Allerdings verlangen dies in allen europäischen Ländern die Verbände der großen Unternehmen, hier z.B. die Bundesvereinigung der Deutschen Arbeitgeberverbände (BDA): „Im Hochschulstudium geht es vor allem darum, die Absolventen optimal auf eine spätere Berufstätigkeit in Wirtschaft, Verwaltung und Wissenschaft vorzubereiten.“ (Memorandum zur gestuften Studienstruktur, 2003.) Zu lernen sei, sich an ständig wechselnde Forderungen „des Arbeitsmarktes“ „flexibel“ und „eigenverantwortlich“ anzupassen. Das ökonomische Leitbild des „Arbeitskraft-Unternehmers“ verschleiert kaum, daß die Mehrheit sich lediglich zu Markte tragen soll, damit eine gesellschaftliche Minderheit „wissensgestützt“ immense Profite einfahren kann.

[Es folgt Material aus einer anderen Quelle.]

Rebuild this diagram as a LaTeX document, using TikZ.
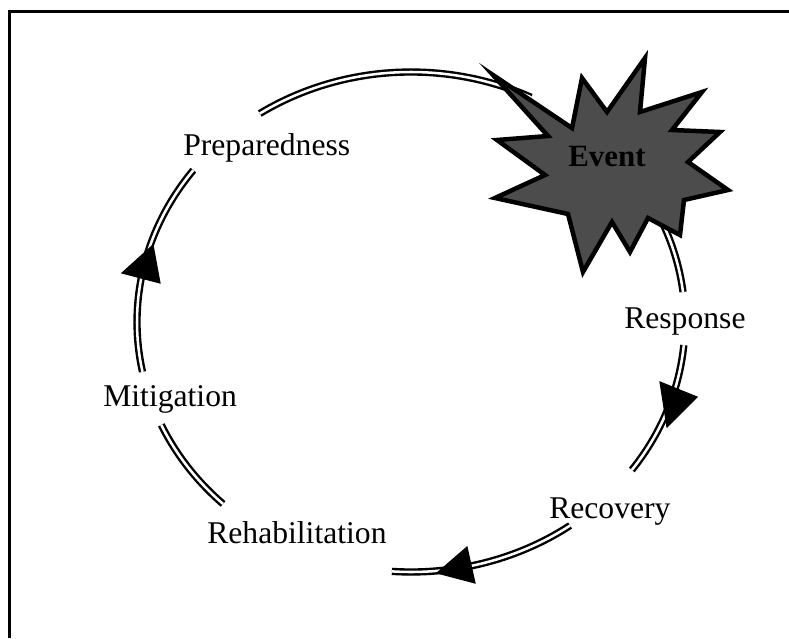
\documentclass[tikz,border=0pt]{standalone}
\usepackage{fontspec}
\setmainfont{Liberation Serif}
\begin{document}
\begin{tikzpicture}[x=0.025cm,y=-0.025cm,
  lbl/.style={anchor=base west,inner sep=0pt,font=\fontsize{22.5}{27}\selectfont},
  ring/.style={draw=black,line width=1.7pt,double=white,double distance=1.8pt},
  tri/.style={fill=black,draw=black,line width=0.8pt,line join=miter},
  frameline/.style={line width=2.2pt,black}]
\useasboundingbox (0,0) rectangle (789,638);
% frame (top and left edges)
\draw[frameline] (9.5,638) -- (9.5,11.5) -- (789,11.5);
% ring segments
\draw[ring] plot[domain=191.5:142.6,samples=40,smooth] ({411+274*cos(\x)},{322-250*sin(\x)});
\draw[ring] plot[domain=123.5:64,samples=40,smooth] ({411+274*cos(\x)},{322-250*sin(\x)});
\draw[ring] plot[domain=32:6.9,samples=30,smooth] ({411+274*cos(\x)},{322-250*sin(\x)});
\draw[ring] plot[domain=-5.3:-36.3,samples=30,smooth] ({411+274*cos(\x)},{322-250*sin(\x)});
\draw[ring] plot[domain=-54.5:-94,samples=30,smooth] ({411+274*cos(\x)},{322-250*sin(\x)});
\draw[ring] plot[domain=226.7:204.3,samples=30,smooth] ({411+274*cos(\x)},{322-250*sin(\x)});
% arrowheads
\filldraw[tri] (153,245) -- (122,273) -- (160,283) -- cycle;
\filldraw[tri] (667,427) -- (660,382) -- (697,397) -- cycle;
\filldraw[tri] (437,573) -- (467,547) -- (475,583) -- cycle;
% event burst
\filldraw[fill=black!70,draw=black,line width=3.2pt,line join=miter,miter limit=20]
  (493,75) -- (572,128) -- (582,78) -- (607,112) -- (645,58) -- (640,112)
  -- (702,92) -- (672,130) -- (720,132) -- (688,162) -- (728,190) -- (684,200)
  -- (680,235) -- (648,218) -- (630,252) -- (612,222) -- (583,272) -- (568,214)
  -- (495,198) -- (545,175) -- (497,140) -- (548,136) -- cycle;
\node[anchor=base,inner sep=0pt,font=\fontsize{22}{26}\selectfont\bfseries,text=black] (event) at (607,166) {Event};
% labels
\node[lbl] (prep) at (183,155) {Preparedness};
\node[lbl] (resp) at (624,328) {Response};
\node[lbl] (miti) at (103,406) {Mitigation};
\node[lbl] (reco) at (549,518) {Recovery};
\node[lbl] (reha) at (207,543) {Rehabilitation};
\end{tikzpicture}
\end{document}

Das hierfür geschaffene Dressur-System, landläufig „Ba/Ma“, ist kulturell deformierend, weil es den Menschen in seiner geistig-kulturellen Entwicklung der ökonomischen Verwertung unterwerfen soll. Von der Aufstiegsbereitschaft sei die gesellschaftliche Geltung des Einzelnen abhängig. Lernen gerät so oft von einer potentiellen Entfaltungstätigkeit zu einer angstgetriebenen Selbstrestriktion. Das ist nicht akzeptabel. Überall in Europa regt sich dagegen Opposition, auch in Hamburg. Senatorin Gundelach (CDU) will nun bis Weihnachten mit den Hochschulleitungen ein Programm erarbeiten, daß der Kritik die Spitze nehmen soll: mit dem Versprechen höherer Hochschuletats, gemilderter Anforderungen („Studierbarkeit“), durch Ausweichen (Tutoren/ Mentoren/E-Learning) und fortgesetzte Marktnähe (beispielsweise der „Praxiszeiten“ und „Berücksichtigung des BDA-Kriterienkatalogs ›Berufsbefähigung‹“), die konzeptionell eine geistige Verarmung einschließt. Das zeigt: Die wirtschaftshörige Hochschulpolitik ist in Not. Die Durchsetzung kritischer Wissenschaften bzw. humanistischer Erkenntnistätigkeit, von produktiver Muße und solidarischem Lernen, von emanzipatorischen Ansprüchen der Völkerverständigung, sozialen Fortschritts, anregender Kultur, ökologischer Verantwortung und demokratischer Verfügung ist Aufgabe und Potential auch der Hochschulen respektive ihrer Mitglieder. Restriktive Prüfungsordnungen, bürokratische Lehrplanung und eine computerisierte Überwachung dagegen sind nicht Sachzwang, sondern politisches Menschenwerk.

Dieses ist weiterhin – menschlich – zu bekämpfen.